Climate change-fueled heat waves have cost the world’s economy trillions: study

Heat waves driven by climate change have cost the global economy trillions of dollars since the early 1990s, a new study finds.

From 1992-2013, nations lost an estimated $16 trillion to the impacts of high temperatures on human health, productivity and agricultural output, according to the study, published in Science Advances on Friday.

And the world’s poorest and lowest carbon-emitting countries have suffered the most from the financial effects of severe heat, the authors observed.

“Accelerating adaptation measures within the hottest period of each year would deliver economic benefits now,” first author Christopher Callahan, a doctoral candidate in geography at Dartmouth College, said in a statement.

“The amount of money spent on adaptation measures should not be assessed just on the price tag of those measures, but relative to the cost of doing nothing,” Callahan continued, adding that there is “a substantial price tag to not doing anything.”

To draw their conclusions, Callahan and his colleagues said they combed through newly available, in-depth economic data for various regions around the world for the 1992-2013 period.

They then cross-checked that information with the average temperature for the hottest five-day period each year — a metric commonly used by scientists to gauge heat intensity.

The researchers calculated that during this time frame, heat waves statistically coincided with variations in economic growth and generated $16 trillion in economic losses.

“The true costs of climate change are far higher than we’ve calculated so far,” senior author Justin Mankin, an assistant professor of geography at Dartmouth, said in a statement.

These findings are a testament to the need for policies and technologies that protect people during the hottest days of the year, the authors contended.

“No place is well adapted to our current climate,” Mankin said, noting that those with the lowest incomes are suffering the most.

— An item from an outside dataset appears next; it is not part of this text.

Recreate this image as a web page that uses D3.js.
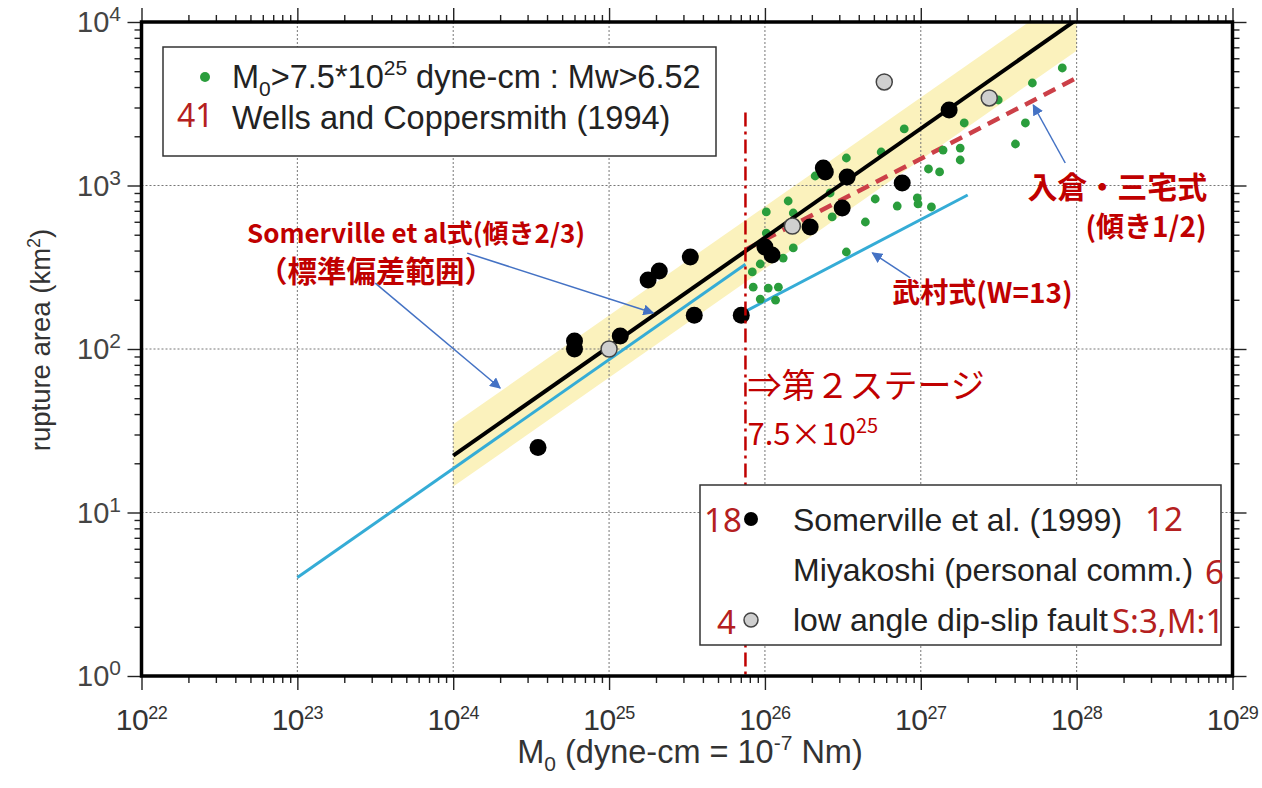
<!DOCTYPE html>
<html>
<head>
<meta charset="utf-8">
<script src="https://cdn.jsdelivr.net/npm/d3@7"></script>
<style>
  body { margin: 0; background: #fff; }
  svg { display: block; }
</style>
</head>
<body>
<svg width="1262" height="788"></svg>
<script>
// ---- data ----
// Somerville et al. (1999): seismic moment (dyne-cm) and rupture area (km2)
const somervilleM0 = [3.5e24, 6.0e24, 6.0e24, 1.18e25, 1.78e25, 2.1e25, 3.32e25, 3.52e25, 7.05e25,
  1.0e26, 1.11e26, 1.95e26, 2.37e26, 2.44e26, 3.37e26, 3.13e26, 7.6e26, 1.52e27];
const somervilleArea = [25, 112, 100, 120, 264, 300, 365, 161, 161,
  421, 376, 557, 1280, 1210, 1127, 728, 1036, 2896];

// low angle dip-slip faults
const lowAngleM0 = [1.0e25, 1.5e26, 5.83e26, 2.75e27];
const lowAngleArea = [100, 565, 4296, 3430];

// Wells and Coppersmith (1994), M0 > 7.5e25
const wellsM0 = [8.09e27, 5.2e27, 3.14e27, 1.9e27, 4.69e27, 7.83e26, 4.05e27, 5.57e26, 1.39e27, 1.79e27,
  1.79e27, 3.33e26, 2.1e26, 1.12e27, 1.32e27, 9.5e26, 9.6e26, 5.1e26, 7.06e26, 1.17e27,
  1.41e26, 2.62e26, 1.02e26, 1.52e26, 2.7e26, 1.02e26, 4.41e26, 1.52e26, 1.31e26, 3.33e26,
  9.33e25, 8.41e25, 1.05e26, 1.22e26, 9.33e25, 1.17e26, 8.3e25];
const wellsArea = [5233, 4236, 3334, 2412, 2412, 2217, 1794, 1603, 1648, 1695,
  1432, 1473, 1143, 1262, 1210, 839, 771, 827, 749, 739,
  804, 900, 689, 679, 642, 512, 598, 415, 360, 392,
  331, 239, 236, 239, 202, 199, 296];

// relations (end points)
const somervilleFitM0 = [1e24, 1e28];
const somervilleFitArea = [22.3, 10350];
const bandUpperArea = [34.6, 16000];
const bandLowerArea = [14.4, 6680];
const cyanFitM0 = [1e23, 7.5e25];
const cyanFitArea = [4.0, 330];
const takemuraM0 = [7.5e25, 2e27];
const takemuraArea = [170, 875];
const irikuraM0 = [7.5e25, 1e28];
const irikuraArea = [405, 4550];
const stageM0 = 7.5e25;
const stageArea = [1, 2800];

// axis ticks
const xDecades = [22, 23, 24, 25, 26, 27, 28, 29];
const yDecades = [0, 1, 2, 3, 4];

// ---- layout ----
const svg = d3.select("svg");
const pL = 141.5, pR = 1232.5, pT = 22, pB = 676;
const RED = "#c00000";
const NUMRED = "#b42020";
const SANS = "'Liberation Sans', Arial, sans-serif";
const JP = "'Noto Sans CJK JP', 'Noto Sans', sans-serif";

const x = d3.scaleLog().domain([1e22, 1e29]).range([pL, pR]);
const y = d3.scaleLog().domain([1, 1e4]).range([pB, pT]);

const majorX = xDecades.map(d => Math.pow(10, d));
const majorY = yDecades.map(d => Math.pow(10, d));
const minorX = [], minorY = [];
xDecades.slice(0, -1).forEach(d => { for (let k = 2; k < 10; k++) minorX.push(k * Math.pow(10, d)); });
yDecades.slice(0, -1).forEach(d => { for (let k = 2; k < 10; k++) minorY.push(k * Math.pow(10, d)); });

const defs = svg.append("defs");
defs.append("clipPath").attr("id", "plot")
  .append("rect").attr("x", pL).attr("y", pT).attr("width", pR - pL).attr("height", pB - pT);
defs.append("marker")
  .attr("id", "arrow").attr("viewBox", "0 0 10 10").attr("refX", 9).attr("refY", 5)
  .attr("markerWidth", 11).attr("markerHeight", 11).attr("markerUnits", "userSpaceOnUse")
  .attr("orient", "auto")
  .append("path").attr("d", "M0,0 L10,5 L0,10 z").attr("fill", "#4472c4");

const plot = svg.append("g").attr("clip-path", "url(#plot)");

// standard deviation band
const band = d3.area()
  .x(d => x(d[0]))
  .y0(d => y(d[2]))
  .y1(d => y(d[1]));
plot.append("path")
  .datum(somervilleFitM0.map((m, i) => [m, bandUpperArea[i], bandLowerArea[i]]))
  .attr("d", band)
  .attr("fill", "#fbf2bd");

// grid
plot.selectAll(".gx").data(majorX.slice(1, -1)).enter().append("line")
  .attr("x1", d => x(d)).attr("x2", d => x(d)).attr("y1", pT).attr("y2", pB)
  .attr("stroke", "#777").attr("stroke-width", 1).attr("stroke-dasharray", "2,2");
plot.selectAll(".gy").data(majorY.slice(1, -1)).enter().append("line")
  .attr("y1", d => y(d)).attr("y2", d => y(d)).attr("x1", pL).attr("x2", pR)
  .attr("stroke", "#777").attr("stroke-width", 1).attr("stroke-dasharray", "2,2");

const line = d3.line().x(d => x(d[0])).y(d => y(d[1]));
const pairs = (a, b) => a.map((v, i) => [v, b[i]]);

// cyan relations
plot.append("path").datum(pairs(cyanFitM0, cyanFitArea)).attr("d", line)
  .attr("stroke", "#35acd6").attr("stroke-width", 3).attr("fill", "none");
plot.append("path").datum(pairs(takemuraM0, takemuraArea)).attr("d", line)
  .attr("stroke", "#35acd6").attr("stroke-width", 3).attr("fill", "none");

// Irikura-Miyake (dashed)
plot.append("path").datum(pairs(irikuraM0, irikuraArea)).attr("d", line)
  .attr("stroke", "#cc4048").attr("stroke-width", 4.5).attr("fill", "none")
  .attr("stroke-dasharray", "13,8");

// Wells and Coppersmith points
plot.selectAll(".wc").data(pairs(wellsM0, wellsArea)).enter().append("circle")
  .attr("cx", d => x(d[0])).attr("cy", d => y(d[1])).attr("r", 4.4)
  .attr("fill", "#2a9d3c");

// Somerville fit
plot.append("path").datum(pairs(somervilleFitM0, somervilleFitArea)).attr("d", line)
  .attr("stroke", "#000").attr("stroke-width", 4).attr("fill", "none");

// Somerville points
plot.selectAll(".sv").data(pairs(somervilleM0, somervilleArea)).enter().append("circle")
  .attr("cx", d => x(d[0])).attr("cy", d => y(d[1])).attr("r", 8.5)
  .attr("fill", "#000");

// low angle dip-slip
plot.selectAll(".la").data(pairs(lowAngleM0, lowAngleArea)).enter().append("circle")
  .attr("cx", d => x(d[0])).attr("cy", d => y(d[1])).attr("r", 8)
  .attr("fill", "#cfcfcf").attr("stroke", "#444").attr("stroke-width", 1.5);

// stage threshold
plot.append("line")
  .attr("x1", x(stageM0)).attr("x2", x(stageM0))
  .attr("y1", y(stageArea[1])).attr("y2", y(stageArea[0]))
  .attr("stroke", RED).attr("stroke-width", 2.5).attr("stroke-dasharray", "14,5,3,5");

// ---- axes ----
function ticks(axisFn, vals, size, tx, ty) {
  const g = svg.append("g").attr("transform", `translate(${tx},${ty})`)
    .call(axisFn.tickValues(vals).tickSize(size).tickFormat(""));
  g.select(".domain").remove();
  g.selectAll("line").attr("stroke", "#222").attr("stroke-width", 1.4);
}
ticks(d3.axisBottom(x), majorX, 14, 0, pB);
ticks(d3.axisBottom(x), minorX, 7, 0, pB);
ticks(d3.axisTop(x), majorX, 14, 0, pT);
ticks(d3.axisTop(x), minorX, 7, 0, pT);
ticks(d3.axisLeft(y), majorY, 14, pL, 0);
ticks(d3.axisLeft(y), minorY, 7, pL, 0);
ticks(d3.axisRight(y), majorY, 14, pR, 0);
ticks(d3.axisRight(y), minorY, 7, pR, 0);

// frame
svg.append("rect").attr("x", pL).attr("y", pT).attr("width", pR - pL).attr("height", pB - pT)
  .attr("fill", "none").attr("stroke", "#000").attr("stroke-width", 3.5);

function power(sel, base, exp, supSize, rise) {
  sel.append("tspan").text(base);
  sel.append("tspan").attr("dy", -rise).attr("font-size", supSize).text(exp);
}

xDecades.forEach(d => {
  const t = svg.append("text").attr("x", x(Math.pow(10, d))).attr("y", 730)
    .attr("text-anchor", "middle").attr("font-family", SANS).attr("font-size", 30)
    .attr("letter-spacing", -0.5).attr("fill", "#333");
  power(t, "10", d, 18, 11);
});
yDecades.forEach(d => {
  const t = svg.append("text").attr("x", 121).attr("y", y(Math.pow(10, d)) + 10)
    .attr("text-anchor", "end").attr("font-family", SANS).attr("font-size", 29).attr("fill", "#444");
  power(t, "10", d, 21, 11);
});

// axis titles
const xt = svg.append("text").attr("x", 690).attr("y", 763).attr("text-anchor", "middle")
  .attr("font-family", SANS).attr("font-size", 32.5).attr("fill", "#333");
xt.append("tspan").text("M");
xt.append("tspan").attr("dy", 8).attr("font-size", 21).text("0");
xt.append("tspan").attr("dy", -8).text(" (dyne-cm = 10");
xt.append("tspan").attr("dy", -13).attr("font-size", 21).text("-7");
xt.append("tspan").attr("dy", 13).text(" Nm)");

const yt = svg.append("text").attr("transform", "translate(50,340) rotate(-90)")
  .attr("text-anchor", "middle").attr("font-family", SANS).attr("font-size", 27.5).attr("fill", "#333");
yt.append("tspan").text("rupture area (km");
yt.append("tspan").attr("dy", -10).attr("font-size", 18).text("2");
yt.append("tspan").attr("dy", 10).text(")");

// ---- annotations ----
const arrows = [
  [[1.23e24, 386], [1.92e25, 166]],
  [[3.16e23, 253], [2.0e24, 57.7]],
  [[8.45e27, 1373], [5.27e27, 3107]],
  [[8.57e26, 272], [4.89e26, 387]]
];
svg.selectAll(".arrow").data(arrows).enter().append("line")
  .attr("x1", d => x(d[0][0])).attr("y1", d => y(d[0][1]))
  .attr("x2", d => x(d[1][0])).attr("y2", d => y(d[1][1]))
  .attr("stroke", "#4472c4").attr("stroke-width", 1.5).attr("marker-end", "url(#arrow)");

const notes = [
  { m: 4.75e22, a: 445, text: "Somerville et al式(傾き2/3)", size: 26 },
  { m: 5.6e22, a: 257, text: "（標準偏差範囲）", size: 29.5 },
  { m: 4.83e27, a: 839, text: "入倉・三宅式", size: 30 },
  { m: 1.14e28, a: 484, text: "(傾き1/2)", size: 28 },
  { m: 6.56e26, a: 191, text: "武村式(W=13)", size: 28 }
];
svg.selectAll(".note").data(notes).enter().append("text")
  .attr("x", d => x(d.m)).attr("y", d => y(d.a))
  .attr("font-family", JP).attr("font-weight", 700).attr("font-size", d => d.size)
  .attr("fill", RED).text(d => d.text);

svg.append("text").attr("x", x(stageM0) + 2).attr("y", y(50))
  .attr("font-family", JP).attr("font-size", 34).attr("fill", RED).text("⇒第２ステージ");
const st = svg.append("text").attr("x", x(stageM0) + 2).attr("y", y(26))
  .attr("font-family", JP).attr("font-size", 31).attr("fill", RED);
st.append("tspan").text("7.5×10");
st.append("tspan").attr("dy", -12).attr("font-size", 20).text("25");

// ---- legends ----
const leg1 = svg.append("g");
leg1.append("rect").attr("x", 163).attr("y", 47).attr("width", 553).attr("height", 109)
  .attr("fill", "#fff").attr("stroke", "#333").attr("stroke-width", 1.5);
leg1.append("circle").attr("cx", 205).attr("cy", 77).attr("r", 5).attr("fill", "#2a9d3c");
const l1 = leg1.append("text").attr("x", 232).attr("y", 88)
  .attr("font-family", SANS).attr("font-size", 32.5).attr("fill", "#222");
l1.append("tspan").text("M");
l1.append("tspan").attr("dy", 8).attr("font-size", 21).text("0");
l1.append("tspan").attr("dy", -8).text(">7.5*10");
l1.append("tspan").attr("dy", -13).attr("font-size", 21).text("25");
l1.append("tspan").attr("dy", 13).text(" dyne-cm : Mw>6.52");
leg1.append("text").attr("x", 232).attr("y", 129)
  .attr("font-family", SANS).attr("font-size", 32.5).attr("fill", "#222").text("Wells and Coppersmith (1994)");
leg1.append("text").attr("x", 177).attr("y", 127)
  .attr("font-family", "'Noto Sans', sans-serif").attr("font-size", 32).attr("fill", NUMRED).text("41");

const leg2 = svg.append("g");
leg2.append("rect").attr("x", 700).attr("y", 485).attr("width", 521).attr("height", 160)
  .attr("fill", "#fff").attr("stroke", "#333").attr("stroke-width", 1.5);
leg2.append("circle").attr("cx", 751).attr("cy", 519).attr("r", 7).attr("fill", "#000");
leg2.append("circle").attr("cx", 751).attr("cy", 620).attr("r", 7)
  .attr("fill", "#cfcfcf").attr("stroke", "#444").attr("stroke-width", 1.5);
const legText = ["Somerville et al. (1999)", "Miyakoshi (personal comm.)", "low angle dip-slip fault"];
leg2.selectAll(".lt").data(legText).enter().append("text")
  .attr("x", 793).attr("y", (d, i) => 531 + i * 50)
  .attr("font-family", SANS).attr("font-size", 32).attr("fill", "#222").text(d => d);
const counts = [
  { x: 704, y: 532, t: "18" }, { x: 1145, y: 531, t: "12" }, { x: 1205, y: 584, t: "6" },
  { x: 717, y: 634, t: "4" }, { x: 1112, y: 633, t: "S:3,M:1" }
];
leg2.selectAll(".ct").data(counts).enter().append("text")
  .attr("x", d => d.x).attr("y", d => d.y)
  .attr("font-family", "'Noto Sans', sans-serif").attr("font-size", 33).attr("fill", NUMRED).text(d => d.t);
</script>
</body>
</html>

“As climate change increases the magnitude of extreme heat, it’s a fair expectation that those costs will continue to accumulate,” he added.

While climate models have long included heat waves among other climate-induced weather extremes, the waves have what Callahan described as “a unique signature.”

Not only do they tend to occur on shorter timescales than droughts, but they are also expected to feature rapid temperature surges as human activity further influences climate change, according to the authors.

“Heat waves are one of the most direct and tangible effects of climate change that people feel, yet they have not been fully integrated into our assessments of what climate change has cost and will cost in the future,” Callahan said.

In the wealthiest regions of the world, the authors found that economic losses due to extreme heat average 1.5 percent of gross domestic product per capita.

But in low-income regions, those losses were about 6.7 percent of gross domestic product per capita.

“Almost no country on Earth has benefitted from the extreme heat that has occurred,” Mankin said.

Low-income countries are home to disproportionate numbers of outdoor workers, but these individuals are generating raw materials that are critical to global supply chains, according to Mankin.

“There is absolutely the potential for upward ripple effects,” he added.